◆ **EXERCISE DETAILS**: Repeat what the lines below say, word for word, and skip every image.
--- Begin ---
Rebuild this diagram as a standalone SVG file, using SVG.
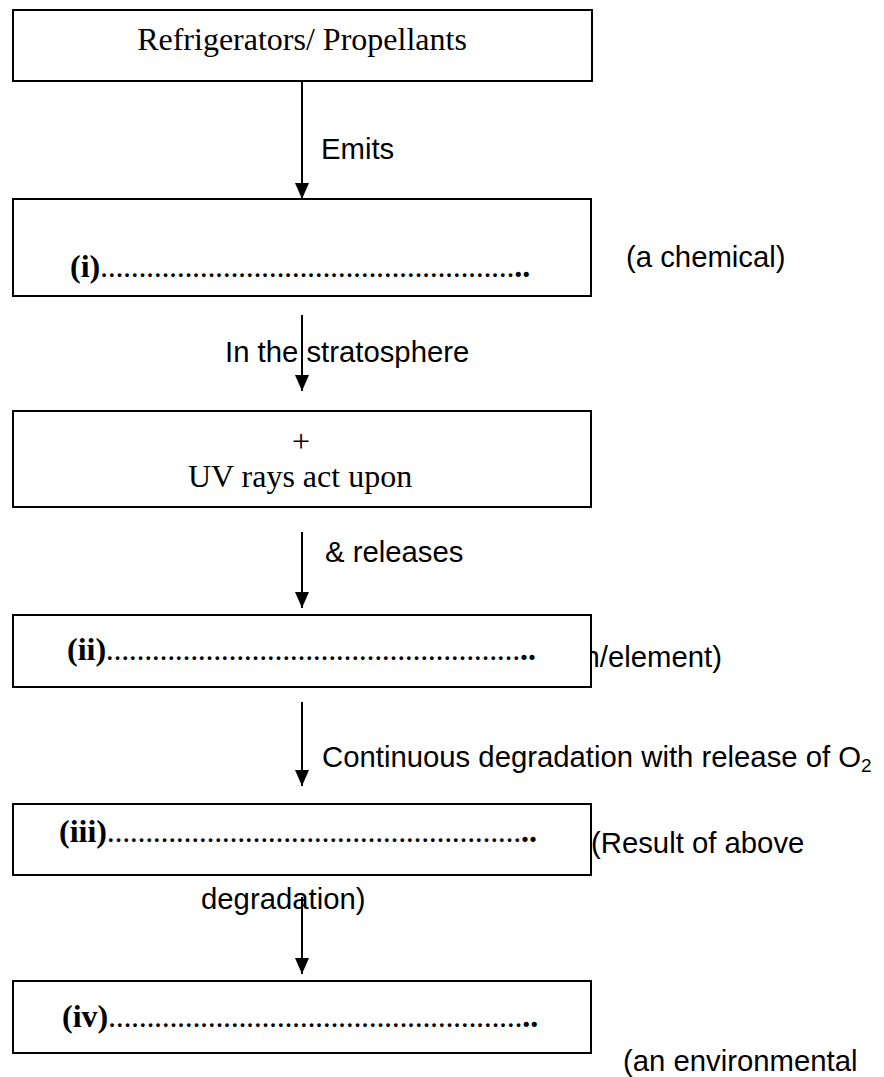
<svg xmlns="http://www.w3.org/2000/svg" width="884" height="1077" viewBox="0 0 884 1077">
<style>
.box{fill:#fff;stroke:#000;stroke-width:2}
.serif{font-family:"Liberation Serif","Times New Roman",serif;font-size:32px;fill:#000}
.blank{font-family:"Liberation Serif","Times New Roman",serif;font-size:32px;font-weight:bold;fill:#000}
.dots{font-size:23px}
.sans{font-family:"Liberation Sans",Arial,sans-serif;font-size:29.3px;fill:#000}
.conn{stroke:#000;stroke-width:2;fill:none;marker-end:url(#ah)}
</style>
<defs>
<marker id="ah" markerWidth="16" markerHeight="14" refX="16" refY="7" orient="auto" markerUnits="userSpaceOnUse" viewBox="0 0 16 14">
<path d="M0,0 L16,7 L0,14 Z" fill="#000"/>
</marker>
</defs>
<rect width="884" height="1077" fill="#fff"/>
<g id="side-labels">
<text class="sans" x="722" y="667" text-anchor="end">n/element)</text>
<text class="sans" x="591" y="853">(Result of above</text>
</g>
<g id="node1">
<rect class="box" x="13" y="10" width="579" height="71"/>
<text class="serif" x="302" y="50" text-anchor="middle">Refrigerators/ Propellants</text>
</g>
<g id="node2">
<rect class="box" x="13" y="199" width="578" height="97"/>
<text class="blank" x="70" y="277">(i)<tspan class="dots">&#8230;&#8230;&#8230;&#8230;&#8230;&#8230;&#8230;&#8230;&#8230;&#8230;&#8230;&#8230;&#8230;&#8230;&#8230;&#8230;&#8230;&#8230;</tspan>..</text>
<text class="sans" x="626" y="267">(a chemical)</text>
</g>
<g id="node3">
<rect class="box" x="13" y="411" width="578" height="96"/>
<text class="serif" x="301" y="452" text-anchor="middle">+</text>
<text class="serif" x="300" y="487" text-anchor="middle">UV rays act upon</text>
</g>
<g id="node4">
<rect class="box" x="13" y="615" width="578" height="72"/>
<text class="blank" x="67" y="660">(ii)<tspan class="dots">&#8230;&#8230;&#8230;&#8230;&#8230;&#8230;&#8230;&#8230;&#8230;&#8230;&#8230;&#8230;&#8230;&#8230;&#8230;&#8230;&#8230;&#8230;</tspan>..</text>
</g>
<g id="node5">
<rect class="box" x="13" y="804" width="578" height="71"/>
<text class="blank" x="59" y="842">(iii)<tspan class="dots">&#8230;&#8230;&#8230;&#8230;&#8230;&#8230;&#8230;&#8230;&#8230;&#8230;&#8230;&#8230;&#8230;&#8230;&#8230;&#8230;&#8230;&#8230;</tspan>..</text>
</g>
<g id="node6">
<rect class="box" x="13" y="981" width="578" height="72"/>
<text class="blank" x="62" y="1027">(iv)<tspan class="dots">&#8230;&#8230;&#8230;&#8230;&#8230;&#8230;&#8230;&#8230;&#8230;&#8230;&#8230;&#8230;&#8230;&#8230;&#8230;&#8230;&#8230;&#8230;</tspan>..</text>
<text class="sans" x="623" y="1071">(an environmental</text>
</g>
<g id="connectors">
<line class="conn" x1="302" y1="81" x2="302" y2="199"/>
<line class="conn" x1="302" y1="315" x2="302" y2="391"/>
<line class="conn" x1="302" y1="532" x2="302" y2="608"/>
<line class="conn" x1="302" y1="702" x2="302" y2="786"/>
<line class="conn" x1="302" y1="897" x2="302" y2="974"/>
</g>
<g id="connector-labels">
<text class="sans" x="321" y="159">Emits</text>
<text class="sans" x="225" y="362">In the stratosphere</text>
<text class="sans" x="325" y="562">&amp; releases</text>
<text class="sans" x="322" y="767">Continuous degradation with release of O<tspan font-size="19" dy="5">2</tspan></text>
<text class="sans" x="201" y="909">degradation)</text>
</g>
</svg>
--- End ---
◆ **WRITTEN RESPONSE**:
Rebuild this diagram as a standalone SVG file, using SVG.
<svg xmlns="http://www.w3.org/2000/svg" width="884" height="1077" viewBox="0 0 884 1077">
<style>
.box{fill:#fff;stroke:#000;stroke-width:2}
.serif{font-family:"Liberation Serif","Times New Roman",serif;font-size:32px;fill:#000}
.blank{font-family:"Liberation Serif","Times New Roman",serif;font-size:32px;font-weight:bold;fill:#000}
.dots{font-size:23px}
.sans{font-family:"Liberation Sans",Arial,sans-serif;font-size:29.3px;fill:#000}
.conn{stroke:#000;stroke-width:2;fill:none;marker-end:url(#ah)}
</style>
<defs>
<marker id="ah" markerWidth="16" markerHeight="14" refX="16" refY="7" orient="auto" markerUnits="userSpaceOnUse" viewBox="0 0 16 14">
<path d="M0,0 L16,7 L0,14 Z" fill="#000"/>
</marker>
</defs>
<rect width="884" height="1077" fill="#fff"/>
<g id="side-labels">
<text class="sans" x="722" y="667" text-anchor="end">n/element)</text>
<text class="sans" x="591" y="853">(Result of above</text>
</g>
<g id="node1">
<rect class="box" x="13" y="10" width="579" height="71"/>
<text class="serif" x="302" y="50" text-anchor="middle">Refrigerators/ Propellants</text>
</g>
<g id="node2">
<rect class="box" x="13" y="199" width="578" height="97"/>
<text class="blank" x="70" y="277">(i)<tspan class="dots">&#8230;&#8230;&#8230;&#8230;&#8230;&#8230;&#8230;&#8230;&#8230;&#8230;&#8230;&#8230;&#8230;&#8230;&#8230;&#8230;&#8230;&#8230;</tspan>..</text>
<text class="sans" x="626" y="267">(a chemical)</text>
</g>
<g id="node3">
<rect class="box" x="13" y="411" width="578" height="96"/>
<text class="serif" x="301" y="452" text-anchor="middle">+</text>
<text class="serif" x="300" y="487" text-anchor="middle">UV rays act upon</text>
</g>
<g id="node4">
<rect class="box" x="13" y="615" width="578" height="72"/>
<text class="blank" x="67" y="660">(ii)<tspan class="dots">&#8230;&#8230;&#8230;&#8230;&#8230;&#8230;&#8230;&#8230;&#8230;&#8230;&#8230;&#8230;&#8230;&#8230;&#8230;&#8230;&#8230;&#8230;</tspan>..</text>
</g>
<g id="node5">
<rect class="box" x="13" y="804" width="578" height="71"/>
<text class="blank" x="59" y="842">(iii)<tspan class="dots">&#8230;&#8230;&#8230;&#8230;&#8230;&#8230;&#8230;&#8230;&#8230;&#8230;&#8230;&#8230;&#8230;&#8230;&#8230;&#8230;&#8230;&#8230;</tspan>..</text>
</g>
<g id="node6">
<rect class="box" x="13" y="981" width="578" height="72"/>
<text class="blank" x="62" y="1027">(iv)<tspan class="dots">&#8230;&#8230;&#8230;&#8230;&#8230;&#8230;&#8230;&#8230;&#8230;&#8230;&#8230;&#8230;&#8230;&#8230;&#8230;&#8230;&#8230;&#8230;</tspan>..</text>
<text class="sans" x="623" y="1071">(an environmental</text>
</g>
<g id="connectors">
<line class="conn" x1="302" y1="81" x2="302" y2="199"/>
<line class="conn" x1="302" y1="315" x2="302" y2="391"/>
<line class="conn" x1="302" y1="532" x2="302" y2="608"/>
<line class="conn" x1="302" y1="702" x2="302" y2="786"/>
<line class="conn" x1="302" y1="897" x2="302" y2="974"/>
</g>
<g id="connector-labels">
<text class="sans" x="321" y="159">Emits</text>
<text class="sans" x="225" y="362">In the stratosphere</text>
<text class="sans" x="325" y="562">&amp; releases</text>
<text class="sans" x="322" y="767">Continuous degradation with release of O<tspan font-size="19" dy="5">2</tspan></text>
<text class="sans" x="201" y="909">degradation)</text>
</g>
</svg>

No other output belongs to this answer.